There are many ways to wear boardshorts. Most of us step into the legs, pull them up to our waists, and snap or tie or Velcro or whatever. Mickey Rat, a surfer at Malibu in the late ‘70s, took a different approach.
Short, bow-legged, blond silky hair and a blond thick moustache, Mickey Rat rode a yellow single fin, a wing pintail caked with thick beads of dirty wax. Like many surfers of the era, he drove a van with a mural on the side—a Monument Valley-looking scene with a howling coyote atop a rocky peak. Mickey Rat wore powder blue boardshorts. His shoulders were broad; his upper chest hairy and dotted with freckles. He had a terrific tan. He did not walk from the Malibu parking lot to the top of Third Point, he trotted. If the surf was really good he ran.

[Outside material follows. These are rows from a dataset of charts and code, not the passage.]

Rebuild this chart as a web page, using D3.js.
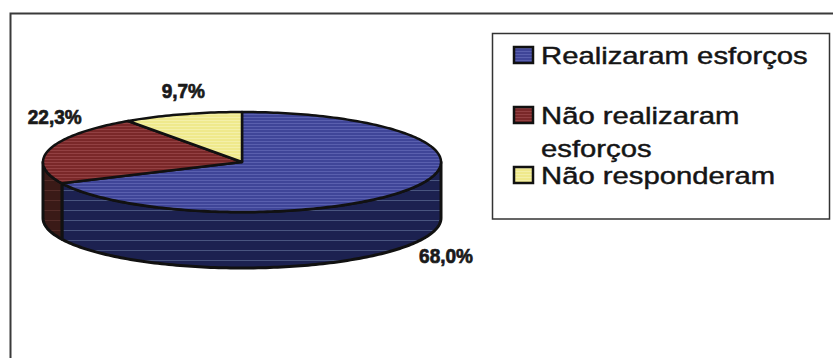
<!DOCTYPE html>
<html>
<head>
<meta charset="utf-8">
<script src="https://cdn.jsdelivr.net/npm/d3@7"></script>
<style>
  html, body { margin: 0; padding: 0; background: #fff; }
  svg { display: block; }
</style>
</head>
<body>
<svg id="chart" width="833" height="358"></svg>
<script>
// ---- data ----
const categories = ["Realizaram esforços", "Não realizaram esforços", "Não responderam"];
const values = [68.0, 22.3, 9.7];
const valueLabels = ["68,0%", "22,3%", "9,7%"];
const legendLines = [["Realizaram esforços"], ["Não realizaram", "esforços"], ["Não responderam"]];

// ---- styles / layout ----
const topColors = ["#3f4598", "#7a2829", "#efe98c"];
const topStripes = ["#6f75bf", "#a65457", "#f8f5c0"];
const sideColors = ["#1c2150", "#3a1a17", "#8a8440"];
const sideStripes = ["#6d80a6", "#6a3a36", "#b0aa60"];
const W = 833, H = 358;
const cx = 242, cy = 162, rx = 199, ry = 50, depth = 56;
const labelNudge = [[36, 18], [5, -25], [1, -16]];
const legendBaselines = [[64], [124, 157], [184]];

const svg = d3.select("#chart");
svg.append("rect").attr("width", W).attr("height", H).attr("fill", "#fff");

// patterns
const defs = svg.append("defs");
function stripePattern(id, base, stripe, step, thick) {
  const p = defs.append("pattern").attr("id", id).attr("patternUnits", "userSpaceOnUse")
    .attr("width", 4).attr("height", step);
  p.append("rect").attr("width", 4).attr("height", step).attr("fill", base);
  p.append("rect").attr("y", 0).attr("width", 4).attr("height", thick).attr("fill", stripe).attr("opacity", 0.55);
  return "url(#" + id + ")";
}
const topFill = categories.map((c, i) => stripePattern("top" + i, topColors[i], topStripes[i], 3, 1));
const sideFill = categories.map((c, i) => stripePattern("side" + i, sideColors[i], sideStripes[i], 10, 1));

// outer frame
svg.append("rect").attr("x", 10.5).attr("y", 13.5).attr("width", 900).attr("height", 400)
  .attr("fill", "none").attr("stroke", "#3a3a3a").attr("stroke-width", 2);

// pie geometry
const pie = d3.pie().sort(null).value(d => d).startAngle(0).endAngle(2 * Math.PI);
const arcs = pie(values);
const pt = (a, dy = 0) => [cx + rx * Math.sin(a), cy - ry * Math.cos(a) + dy];
const line = d3.line();
function samples(a0, a1, dy) {
  const n = Math.max(2, Math.ceil((a1 - a0) / 0.02));
  return d3.range(n + 1).map(k => pt(a0 + (a1 - a0) * k / n, dy));
}

const g = svg.append("g");
// sides (front half: angles between PI/2 and 3PI/2)
arcs.forEach((d, i) => {
  const s = Math.max(d.startAngle, Math.PI / 2), e = Math.min(d.endAngle, 3 * Math.PI / 2);
  if (s >= e) return;
  const pts = samples(s, e, 0).concat(samples(s, e, depth).reverse());
  g.append("path").attr("d", line(pts) + "Z")
    .attr("fill", sideFill[i]).attr("stroke", "#111").attr("stroke-width", 3)
    .attr("stroke-linejoin", "round");
});
// tops
arcs.forEach((d, i) => {
  const pts = [[cx, cy]].concat(samples(d.startAngle, d.endAngle, 0));
  g.append("path").attr("d", line(pts) + "Z")
    .attr("fill", topFill[i]).attr("stroke", "#111").attr("stroke-width", 2.5)
    .attr("stroke-linejoin", "round");
});

// value labels
arcs.forEach((d, i) => {
  const m = (d.startAngle + d.endAngle) / 2;
  const front = Math.cos(m) < 0 ? depth : 0;
  const p = pt(m, front);
  svg.append("text")
    .attr("transform", `translate(${p[0] + labelNudge[i][0]},${p[1] + labelNudge[i][1]}) scale(0.95,1.05)`)
    .attr("text-anchor", "middle")
    .attr("font-family", "Liberation Sans, Arial, sans-serif").attr("font-weight", "bold")
    .attr("font-size", 20).attr("fill", "#1a1a1a")
    .attr("stroke", "#1a1a1a").attr("stroke-width", 0.7)
    .text(valueLabels[i]);
});

// legend
svg.append("rect").attr("x", 492.5).attr("y", 33.5).attr("width", 337).attr("height", 185.5)
  .attr("fill", "#fff").attr("stroke", "#333").attr("stroke-width", 1.5);
categories.forEach((c, i) => {
  const b0 = legendBaselines[i][0];
  svg.append("rect").attr("x", 514).attr("y", b0 - 17).attr("width", 19).attr("height", 16)
    .attr("fill", topFill[i]).attr("stroke", "#111").attr("stroke-width", 2.5);
  legendLines[i].forEach((t, j) => {
    svg.append("text")
      .attr("transform", `translate(541,${legendBaselines[i][j]}) scale(1.22,1.02)`)
      .attr("font-family", "Liberation Sans, Arial, sans-serif").attr("font-size", 24)
      .attr("fill", "#151515").attr("stroke", "#151515").attr("stroke-width", 0.45)
      .text(t);
  });
});
</script>
</body>
</html>
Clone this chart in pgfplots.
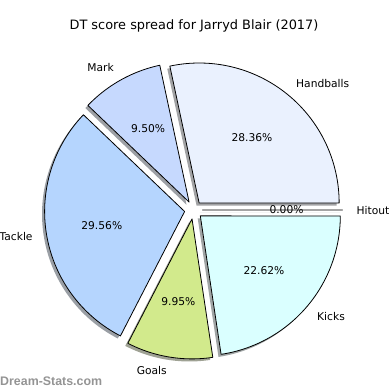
\documentclass[border=0pt]{standalone}
\usepackage{pgfplots}
\pgfplotsset{compat=1.18}
\usepackage{pgfplotstable}
\usepackage{fontspec}
\setmainfont{DejaVu Sans}
\newfontfamily\wmfam{Liberation Sans}

\definecolor{cHandballs}{HTML}{EAF1FE}
\definecolor{cMark}{HTML}{C6D9FE}
\definecolor{cTackle}{HTML}{B5D5FE}
\definecolor{cGoals}{HTML}{D2EA8C}
\definecolor{cKicks}{HTML}{DAFFFF}
\definecolor{cHitout}{HTML}{F0F0F0}

\pgfplotstableread{
name value
Handballs 28.36
Mark 9.50
Tackle 29.56
Goals 9.95
Kicks 22.62
Hitout 0.00
}\piedata

\def\cx{193.5}\def\cy{210}\def\R{140}\def\D{9}\def\sh{2.6}
\newcommand\lblfont{\fontsize{10.7bp}{13bp}\selectfont}
\newcommand\titlefont{\fontsize{12.9bp}{15bp}\selectfont}
\newcommand\wmfont{\wmfam\bfseries\fontsize{12.4bp}{14bp}\selectfont}

\newcommand\pieangles[1]{%
  \pgfplotstablegetelem{#1}{name}\of\piedata \edef\nm{\pgfplotsretval}%
  \pgfplotstablegetelem{#1}{value}\of\piedata \edef\val{\pgfplotsretval}%
  \pgfmathsetmacro\aS{\cum}%
  \pgfmathsetmacro\aE{\cum+3.6*\val}%
  \xdef\cum{\aE}%
  \pgfmathsetmacro\aEd{max(\aE,\aS+0.05)}%
  \pgfmathsetmacro\aM{(\aS+\aE)/2}%
}

\newcommand\pieshadow[1]{%
  \pieangles{#1}%
  \pgfmathsetmacro\ox{\cx+\D*cos(\aM)-\sh}%
  \pgfmathsetmacro\oy{\cy-\D*sin(\aM)+\sh}%
  \edef\tmp{\noexpand\addplot[fill=c\nm!30!black, fill opacity=0.5, draw=none, domain=\aS:\aEd, samples=90, variable=\noexpand\t] ({\ox+\R*cos(\noexpand\t)},{\oy-\R*sin(\noexpand\t)}) -- (axis cs:\ox,\oy) -- cycle;}%
  \tmp
}

\newcommand\piewedge[1]{%
  \pieangles{#1}%
  \pgfmathsetmacro\ox{\cx+\D*cos(\aM)}%
  \pgfmathsetmacro\oy{\cy-\D*sin(\aM)}%
  \pgfmathsetmacro\lx{\ox+1.1*\R*cos(\aM)}%
  \pgfmathsetmacro\ly{\oy-1.1*\R*sin(\aM)}%
  \pgfmathsetmacro\px{\ox+0.6*\R*cos(\aM)}%
  \pgfmathsetmacro\py{\oy-0.6*\R*sin(\aM)}%
  \pgfmathtruncatemacro\side{cos(\aM)>0}%
  \ifnum\side=1 \def\anc{west}\else\def\anc{east}\fi
  \edef\tmp{\noexpand\addplot[fill=c\nm, draw=black, line width=0.8bp, line join=round, domain=\aS:\aEd, samples=90, variable=\noexpand\t] ({\ox+\R*cos(\noexpand\t)},{\oy-\R*sin(\noexpand\t)}) -- (axis cs:\ox,\oy) -- cycle;
    \noexpand\node[font=\noexpand\lblfont, anchor=\anc, inner sep=0pt] at (axis cs:\lx,\ly) {\nm};
    \noexpand\node[font=\noexpand\lblfont, inner sep=0pt] at (axis cs:\px,\py) {\val\noexpand\%};}%
  \tmp
}

\begin{document}
\begin{tikzpicture}
\begin{axis}[width=390bp, height=390bp, scale only axis,
  xmin=0, xmax=390, ymin=0, ymax=390, y dir=reverse,
  hide axis, clip=false]
\xdef\cum{0}
\pgfplotsinvokeforeach{0,...,5}{\pieshadow{#1}}
\xdef\cum{0}
\pgfplotsinvokeforeach{0,...,5}{\piewedge{#1}}
\node[font=\titlefont, inner sep=0pt] at (axis cs:194,26) {DT score spread for Jarryd Blair (2017)};
\node[font=\wmfont, text=black!42, anchor=base west, inner sep=0pt] at (axis cs:0,385) {Dream-Stats.com};
\end{axis}
\pgfresetboundingbox
\useasboundingbox (current axis.south west) rectangle (current axis.north east);
\end{tikzpicture}
\end{document}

At water’s edge he set his board down on the sand and went through a quick calisthenics routine—jumping jacks, toe touches, windmill arms, karate kicks. Then he slipped out of his boardshorts, tied ‘em around his neck, strapped on his leash, and paddled out.
Mickey Rat was given a lot of space in the packed Malibu lineup. No one dared drop in on him. Once, he nearly ran me over. I was paddling out on a pea soup July morning. In the distance, ghost-like, a goofy foot trimmed across a waist-high right. Only when he was about twenty feet from me did I realize he was nude. By some magnetic force that happens all too often in the surf, our paths wanted to collide. He went for the high line. I duck dove so close to his tail I was worried that his leash might lasso my neck. It didn’t. But the mental snapshot I took away was possibly worse.
Face torqued in concentration, shorts fluttering like a cape from his thick neck, arms cocked like a boxer, knees bent, thighs flexed, snowy white ass tensed, privates wet and flopping—all of it seen from a low angle, looking up, a kind of money shot.
It still haunts me.
In the three or four summers he was a Malibu regular, I never spoke a word to Mickey Rat. I have no idea what his nude surfing act was all about. Was he trying to get ‘closer to the source’ the way Nat Young was when he shaped surfboards naked back in the Morning of the Earth days? Was it a genius form of crowd control? Was he honoring the amniotic nature of the sea, a ‘from whence we came’ homage?
Looking back, Mickey Rat was one of the great characters of Malibu, a quiet rebel. And the lifeguards had nothing on him. Like Clark Kent morphing into Superman and back again, Mickey Rat would surf his entire session in the buff, ride his last wave to shore, slip back into his shorts, and amble back up to the parking lot as if the whole thing never happened.